Stephen Alter's Top-10 All-Time Favourite Reads

Conservationist and founding director of the Mussoorie Mountain Festival, Stephen Alter is the author of more than 20 non-fiction, fiction and children’s titles. His latest novel, Birdwatching, is a tale of intrigue and mystery set against the 1962 Sino-Indian war.

Team RD Updated: Nov 30, 2022 16:13:32 IST
2022-11-30T15:50:26+05:30
2022-11-30T16:13:32+05:30
Stephen Alter's Top-10 All-Time Favourite Reads Photo: Jonathan Page

Reef By Romesh Gunesekera, Penguin

A novel I’ve reread three or four times. This book always surprises me with its magical, hypnotic evocation of Sri Lanka—an island paradise on the brink of chaos and civil war. The characters are unforgettable, yet each time I meet them, they fascinate me with their fresh stories and unique voices, full of poignancy and nostalgia.

Into The Silence: The Great War, Mallory And The Conquest Of Everest By Wade Davis, Random House 

A brilliant history of mountaineering that convincingly shows how the horrors of WWI drove British climbers to attempt the summit of Mt. Everest in the 1920s, searching for solace and redemption. Mallory and Irvine’s disappearance lies at its heart but there are also many fascinating facts and personalities. It’s one of those big books that ends too soon.
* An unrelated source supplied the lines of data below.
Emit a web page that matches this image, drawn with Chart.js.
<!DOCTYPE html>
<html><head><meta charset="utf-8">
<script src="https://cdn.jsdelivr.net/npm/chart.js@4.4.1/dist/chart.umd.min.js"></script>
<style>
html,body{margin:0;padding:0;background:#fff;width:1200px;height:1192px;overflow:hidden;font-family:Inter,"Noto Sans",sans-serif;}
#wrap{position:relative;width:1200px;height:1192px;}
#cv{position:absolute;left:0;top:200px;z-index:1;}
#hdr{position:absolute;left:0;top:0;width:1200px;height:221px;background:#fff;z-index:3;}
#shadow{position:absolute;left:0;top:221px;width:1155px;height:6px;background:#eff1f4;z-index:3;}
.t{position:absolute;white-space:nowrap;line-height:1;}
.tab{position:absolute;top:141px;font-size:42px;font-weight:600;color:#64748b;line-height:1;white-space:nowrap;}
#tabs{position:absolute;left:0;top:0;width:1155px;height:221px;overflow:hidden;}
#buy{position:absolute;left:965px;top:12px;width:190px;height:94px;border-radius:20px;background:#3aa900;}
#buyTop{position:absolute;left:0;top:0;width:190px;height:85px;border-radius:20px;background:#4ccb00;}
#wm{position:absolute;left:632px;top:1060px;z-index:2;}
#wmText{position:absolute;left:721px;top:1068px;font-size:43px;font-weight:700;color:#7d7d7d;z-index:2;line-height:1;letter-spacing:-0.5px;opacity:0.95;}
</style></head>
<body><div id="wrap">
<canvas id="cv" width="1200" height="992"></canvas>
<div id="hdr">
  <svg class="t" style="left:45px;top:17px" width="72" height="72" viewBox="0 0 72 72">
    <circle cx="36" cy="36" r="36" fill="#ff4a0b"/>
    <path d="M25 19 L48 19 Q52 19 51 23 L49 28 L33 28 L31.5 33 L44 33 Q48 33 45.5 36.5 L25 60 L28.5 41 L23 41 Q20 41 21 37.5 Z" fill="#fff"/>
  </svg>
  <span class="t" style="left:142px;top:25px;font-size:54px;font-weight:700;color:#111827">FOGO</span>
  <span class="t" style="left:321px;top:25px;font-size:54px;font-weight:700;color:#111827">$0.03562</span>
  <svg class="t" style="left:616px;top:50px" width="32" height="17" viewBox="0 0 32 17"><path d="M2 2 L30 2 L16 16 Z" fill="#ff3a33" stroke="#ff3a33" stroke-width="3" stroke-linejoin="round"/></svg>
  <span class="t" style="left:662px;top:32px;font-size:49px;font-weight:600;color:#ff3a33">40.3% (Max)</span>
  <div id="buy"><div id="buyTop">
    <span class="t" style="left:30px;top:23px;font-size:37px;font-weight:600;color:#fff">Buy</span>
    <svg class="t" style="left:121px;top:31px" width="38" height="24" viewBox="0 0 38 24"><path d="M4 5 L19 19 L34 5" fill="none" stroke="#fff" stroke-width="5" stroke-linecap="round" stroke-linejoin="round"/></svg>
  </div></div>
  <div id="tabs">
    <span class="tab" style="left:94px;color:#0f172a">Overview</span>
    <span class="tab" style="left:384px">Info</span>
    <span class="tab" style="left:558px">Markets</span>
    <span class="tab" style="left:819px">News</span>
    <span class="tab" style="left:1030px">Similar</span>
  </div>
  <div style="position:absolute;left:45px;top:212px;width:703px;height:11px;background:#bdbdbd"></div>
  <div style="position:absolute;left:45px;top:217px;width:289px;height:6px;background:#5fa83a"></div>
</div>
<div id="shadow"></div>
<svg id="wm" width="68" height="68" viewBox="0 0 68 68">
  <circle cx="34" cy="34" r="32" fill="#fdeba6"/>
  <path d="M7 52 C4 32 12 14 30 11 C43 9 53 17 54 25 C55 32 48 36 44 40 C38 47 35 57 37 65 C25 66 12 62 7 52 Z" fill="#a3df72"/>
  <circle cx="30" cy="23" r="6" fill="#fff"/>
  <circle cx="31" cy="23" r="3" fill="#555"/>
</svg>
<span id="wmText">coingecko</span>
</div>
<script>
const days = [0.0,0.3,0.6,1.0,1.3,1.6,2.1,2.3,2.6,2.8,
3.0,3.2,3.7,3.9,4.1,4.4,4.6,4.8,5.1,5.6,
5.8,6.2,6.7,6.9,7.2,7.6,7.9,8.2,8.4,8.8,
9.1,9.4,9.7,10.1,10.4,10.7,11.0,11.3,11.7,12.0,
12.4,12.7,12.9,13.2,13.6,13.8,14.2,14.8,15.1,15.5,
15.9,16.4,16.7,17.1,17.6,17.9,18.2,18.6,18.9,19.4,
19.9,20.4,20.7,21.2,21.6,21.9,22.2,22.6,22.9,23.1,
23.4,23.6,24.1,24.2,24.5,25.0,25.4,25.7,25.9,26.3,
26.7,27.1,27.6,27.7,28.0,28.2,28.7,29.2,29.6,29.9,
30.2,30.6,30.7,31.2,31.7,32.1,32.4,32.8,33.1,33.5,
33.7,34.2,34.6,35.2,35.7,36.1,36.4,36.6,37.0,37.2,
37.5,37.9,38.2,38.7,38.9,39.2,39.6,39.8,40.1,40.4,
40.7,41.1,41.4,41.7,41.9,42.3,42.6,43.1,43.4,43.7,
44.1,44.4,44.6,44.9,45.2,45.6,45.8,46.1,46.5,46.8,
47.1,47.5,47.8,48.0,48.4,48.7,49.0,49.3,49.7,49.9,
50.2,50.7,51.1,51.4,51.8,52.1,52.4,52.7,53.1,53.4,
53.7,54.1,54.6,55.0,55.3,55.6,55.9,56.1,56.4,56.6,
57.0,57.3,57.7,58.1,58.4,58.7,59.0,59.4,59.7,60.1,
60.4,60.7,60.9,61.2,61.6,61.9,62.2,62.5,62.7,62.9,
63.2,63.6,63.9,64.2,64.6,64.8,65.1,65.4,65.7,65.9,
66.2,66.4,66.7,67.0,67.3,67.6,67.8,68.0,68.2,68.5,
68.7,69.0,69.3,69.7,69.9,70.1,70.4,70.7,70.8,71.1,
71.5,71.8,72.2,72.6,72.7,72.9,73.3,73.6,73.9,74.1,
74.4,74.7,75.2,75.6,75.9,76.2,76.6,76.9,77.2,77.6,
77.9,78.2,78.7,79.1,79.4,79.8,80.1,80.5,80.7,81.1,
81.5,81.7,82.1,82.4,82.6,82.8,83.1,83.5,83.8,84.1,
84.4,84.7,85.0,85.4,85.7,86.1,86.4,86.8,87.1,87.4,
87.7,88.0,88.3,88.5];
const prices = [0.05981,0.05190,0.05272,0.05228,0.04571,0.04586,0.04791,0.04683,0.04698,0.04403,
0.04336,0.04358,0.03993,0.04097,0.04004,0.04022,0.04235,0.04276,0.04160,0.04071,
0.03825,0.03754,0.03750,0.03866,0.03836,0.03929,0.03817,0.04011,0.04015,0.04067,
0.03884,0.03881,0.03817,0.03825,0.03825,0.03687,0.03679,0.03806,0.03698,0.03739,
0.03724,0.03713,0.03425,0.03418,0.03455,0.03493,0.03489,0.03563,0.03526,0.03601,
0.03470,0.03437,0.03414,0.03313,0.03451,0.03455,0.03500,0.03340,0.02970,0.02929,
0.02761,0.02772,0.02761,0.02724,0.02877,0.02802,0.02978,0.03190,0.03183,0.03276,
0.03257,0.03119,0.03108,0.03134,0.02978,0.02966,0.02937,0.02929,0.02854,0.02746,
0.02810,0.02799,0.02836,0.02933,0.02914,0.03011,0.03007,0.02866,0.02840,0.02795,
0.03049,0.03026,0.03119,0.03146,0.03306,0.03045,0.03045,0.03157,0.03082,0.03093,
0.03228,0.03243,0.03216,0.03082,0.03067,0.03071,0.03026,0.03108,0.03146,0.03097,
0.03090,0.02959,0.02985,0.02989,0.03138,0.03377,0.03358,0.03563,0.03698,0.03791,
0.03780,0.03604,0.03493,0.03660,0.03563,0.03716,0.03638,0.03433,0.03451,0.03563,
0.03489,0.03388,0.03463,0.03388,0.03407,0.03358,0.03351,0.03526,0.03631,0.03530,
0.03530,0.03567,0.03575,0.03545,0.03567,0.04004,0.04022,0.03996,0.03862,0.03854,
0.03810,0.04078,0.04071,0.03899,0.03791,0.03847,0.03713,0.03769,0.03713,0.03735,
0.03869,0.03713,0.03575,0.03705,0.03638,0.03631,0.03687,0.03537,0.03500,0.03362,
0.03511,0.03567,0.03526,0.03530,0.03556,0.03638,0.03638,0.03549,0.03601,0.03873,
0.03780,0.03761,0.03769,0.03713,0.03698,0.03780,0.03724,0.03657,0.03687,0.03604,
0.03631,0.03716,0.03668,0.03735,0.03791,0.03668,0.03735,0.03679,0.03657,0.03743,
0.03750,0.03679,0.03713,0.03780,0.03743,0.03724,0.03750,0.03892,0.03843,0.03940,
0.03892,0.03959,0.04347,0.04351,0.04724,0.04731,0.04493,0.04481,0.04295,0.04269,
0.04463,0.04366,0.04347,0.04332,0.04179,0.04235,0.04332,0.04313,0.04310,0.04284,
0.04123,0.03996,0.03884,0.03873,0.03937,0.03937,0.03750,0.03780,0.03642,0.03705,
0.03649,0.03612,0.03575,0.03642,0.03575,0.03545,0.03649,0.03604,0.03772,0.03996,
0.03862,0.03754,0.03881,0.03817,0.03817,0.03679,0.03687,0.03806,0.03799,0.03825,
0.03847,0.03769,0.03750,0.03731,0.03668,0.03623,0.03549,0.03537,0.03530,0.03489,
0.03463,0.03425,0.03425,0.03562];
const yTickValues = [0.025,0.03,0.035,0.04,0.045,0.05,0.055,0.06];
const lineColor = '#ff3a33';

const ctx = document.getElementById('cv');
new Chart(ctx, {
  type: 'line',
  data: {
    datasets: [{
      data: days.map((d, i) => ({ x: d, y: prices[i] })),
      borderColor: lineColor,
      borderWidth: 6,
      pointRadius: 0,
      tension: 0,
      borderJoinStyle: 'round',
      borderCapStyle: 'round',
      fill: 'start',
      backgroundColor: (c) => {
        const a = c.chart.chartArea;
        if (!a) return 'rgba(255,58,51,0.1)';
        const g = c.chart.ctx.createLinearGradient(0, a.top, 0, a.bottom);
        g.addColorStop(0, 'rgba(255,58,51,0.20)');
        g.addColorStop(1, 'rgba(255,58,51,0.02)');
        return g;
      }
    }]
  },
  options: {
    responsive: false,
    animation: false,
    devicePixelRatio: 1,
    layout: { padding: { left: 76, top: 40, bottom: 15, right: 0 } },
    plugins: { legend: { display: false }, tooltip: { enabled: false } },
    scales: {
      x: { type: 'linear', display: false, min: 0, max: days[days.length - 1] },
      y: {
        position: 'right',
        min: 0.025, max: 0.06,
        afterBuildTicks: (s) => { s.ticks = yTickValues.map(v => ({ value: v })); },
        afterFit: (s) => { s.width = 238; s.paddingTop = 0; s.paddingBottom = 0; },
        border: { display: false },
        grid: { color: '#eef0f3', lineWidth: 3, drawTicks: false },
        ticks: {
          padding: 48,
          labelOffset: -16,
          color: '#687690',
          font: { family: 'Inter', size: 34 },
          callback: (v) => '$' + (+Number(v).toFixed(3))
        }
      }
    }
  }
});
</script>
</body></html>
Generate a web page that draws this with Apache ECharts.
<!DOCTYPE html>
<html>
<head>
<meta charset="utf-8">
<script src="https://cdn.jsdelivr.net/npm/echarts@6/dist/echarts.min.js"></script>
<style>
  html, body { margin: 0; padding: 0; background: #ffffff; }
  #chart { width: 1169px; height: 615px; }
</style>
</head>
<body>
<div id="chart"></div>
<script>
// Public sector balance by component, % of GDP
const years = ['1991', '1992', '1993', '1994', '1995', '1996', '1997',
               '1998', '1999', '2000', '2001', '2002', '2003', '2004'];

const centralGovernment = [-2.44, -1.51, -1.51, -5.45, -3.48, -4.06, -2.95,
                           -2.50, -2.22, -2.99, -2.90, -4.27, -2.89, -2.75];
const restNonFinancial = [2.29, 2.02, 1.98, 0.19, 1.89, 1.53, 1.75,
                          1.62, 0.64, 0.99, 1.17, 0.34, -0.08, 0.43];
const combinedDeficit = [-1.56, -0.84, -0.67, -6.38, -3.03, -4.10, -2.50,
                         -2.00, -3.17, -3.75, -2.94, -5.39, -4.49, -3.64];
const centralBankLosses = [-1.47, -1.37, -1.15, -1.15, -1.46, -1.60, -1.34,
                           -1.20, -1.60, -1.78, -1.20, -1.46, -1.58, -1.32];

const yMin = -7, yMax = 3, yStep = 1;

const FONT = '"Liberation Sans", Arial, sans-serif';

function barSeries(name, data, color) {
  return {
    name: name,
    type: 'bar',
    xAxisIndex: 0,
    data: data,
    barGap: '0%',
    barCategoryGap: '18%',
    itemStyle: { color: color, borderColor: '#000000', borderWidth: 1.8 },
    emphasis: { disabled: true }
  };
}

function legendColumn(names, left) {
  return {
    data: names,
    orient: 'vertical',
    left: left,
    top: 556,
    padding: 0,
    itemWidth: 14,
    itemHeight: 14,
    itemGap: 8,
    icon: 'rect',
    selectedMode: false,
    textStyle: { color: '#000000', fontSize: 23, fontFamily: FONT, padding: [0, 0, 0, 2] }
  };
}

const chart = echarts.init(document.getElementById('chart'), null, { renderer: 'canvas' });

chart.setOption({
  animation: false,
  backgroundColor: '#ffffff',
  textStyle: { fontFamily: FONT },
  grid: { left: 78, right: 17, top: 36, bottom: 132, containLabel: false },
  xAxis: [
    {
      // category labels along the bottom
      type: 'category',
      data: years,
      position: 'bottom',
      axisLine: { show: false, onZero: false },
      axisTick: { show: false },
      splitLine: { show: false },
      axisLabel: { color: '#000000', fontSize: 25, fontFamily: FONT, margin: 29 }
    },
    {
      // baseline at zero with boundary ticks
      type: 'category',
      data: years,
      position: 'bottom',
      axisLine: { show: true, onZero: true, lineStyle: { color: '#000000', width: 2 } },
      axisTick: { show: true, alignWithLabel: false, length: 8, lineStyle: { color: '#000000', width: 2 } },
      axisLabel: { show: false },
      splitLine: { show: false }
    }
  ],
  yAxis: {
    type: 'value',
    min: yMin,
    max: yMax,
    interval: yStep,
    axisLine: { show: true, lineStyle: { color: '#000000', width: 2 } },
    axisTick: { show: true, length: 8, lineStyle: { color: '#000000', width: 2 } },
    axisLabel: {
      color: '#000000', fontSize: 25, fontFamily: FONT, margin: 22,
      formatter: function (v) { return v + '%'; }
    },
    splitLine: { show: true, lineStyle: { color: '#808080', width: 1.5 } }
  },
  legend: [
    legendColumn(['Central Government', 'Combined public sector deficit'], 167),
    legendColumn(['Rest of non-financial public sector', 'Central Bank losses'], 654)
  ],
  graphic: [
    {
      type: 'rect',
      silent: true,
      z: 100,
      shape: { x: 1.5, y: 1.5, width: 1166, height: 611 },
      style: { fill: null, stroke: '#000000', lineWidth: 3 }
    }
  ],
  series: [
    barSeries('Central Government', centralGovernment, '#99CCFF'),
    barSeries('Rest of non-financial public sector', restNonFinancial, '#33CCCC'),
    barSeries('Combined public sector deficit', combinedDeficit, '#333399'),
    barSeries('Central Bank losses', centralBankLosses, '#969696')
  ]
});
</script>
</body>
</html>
The Great Gatsby By F. Scott Fitzgerald, Penguin 

An all-American novel about love, money and class. I’ve taught this book in creative writing courses, and it never seems to grow old. Several attempts have been made to turn it into a film but none can match the book itself. Even Leonardo Di Caprio doesn’t quite succeed in embodying the larger-than-life personality of Jay Gatsby, whose obsessions and secrets make him an icon of the American Dream—an ultimately self-destructive Trumpian nightmare.

Kafka On The Shore By Haruki Murakami (translated By Philip Gabriel), Random House

As with all of Murakami’s books, this novel is impossible to summarize. The story is of a teen runaway, Kafka Tamura, whose wanderings take him into a hallucinatory world of talking cats, imaginary libraries and impossible love and longing. Murakami is the only writer who can turn Johnnie Walker and Colonel Sanders into convincing fictional characters.

The Solace Of Open Spaces By Gretel Ehrlich, Daunt Books

This memoir begins with tragedy and an escape from New York into the wild, seemingly vacant lands of Wyoming. It is an intensely personal book but also a moving and provocative treatise on our relationship to the earth and natural history. Ehrlich’s prose verges on poetry and her fierce devotion to protecting, appreciating and preserving different forms of life is inspiring.

Mountains Of The Mind: Adventures In Reaching The Summit By Robert Macfarlane, Vintage 

Nobody writing today can match Macfarlane’s perceptive vision of wild places and remote landscapes. Anyone with a fascination for mountains will find new insights and revelations in this book, which takes us to high places and casts new light on ancient summits, ridgelines and glaciers. He describes a vertiginous sense of fear and beauty that ignites sublime epiphanies of rock and ice.

The Valley Of Flowers: An Adventure In The Upper Himalaya By Frank S. Smythe, Speaking Tiger

Of all the great climbers and mountain writers of the 20th century, Frank Smythe was the most lyrical and provocative observer of Himalayan landscapes. In this story of his exploration of the Bhyunder Valley in Garhwal, he combines mountaineering and plant hunting with philosophical ramblings over vertical terrain.

Clear Light Of Day By Anita Desai, Penguin 

A modern literary miniature set in Delhi, this is a story about family relationships but also individual aspirations, jealousy and loss. Using subtle but musical language, Desai allows us to enter the private world of her characters, which is both suffocating, yet strangely uplifting in its intimacy, sorrow and expectations of escape.

My Antonia By Willa Cather, Everyman’s Library 

Another novel I reread once every few years. This is the story of a young man’s friendship with a ‘Bohemian’ girl who emigrates with her family to the American West. Full of atmosphere, sadness and human hope, Cather’s writing is simple yet rhythmic and passionate, her words painting visual imagery that brings the prairies alive.

The Nutmeg's Curse: Parables For A Planet In Crisis By Amitav Ghosh, Allen Lane 

Part history, part ecological meditation, Ghosh’s book revisits many of the themes he has explored before, from colonialism to climate change. The story of nutmeg as a botanical species, a commodity and a spice, is transformed into a compelling allegory of how the natural world is exploited for human gain and greed.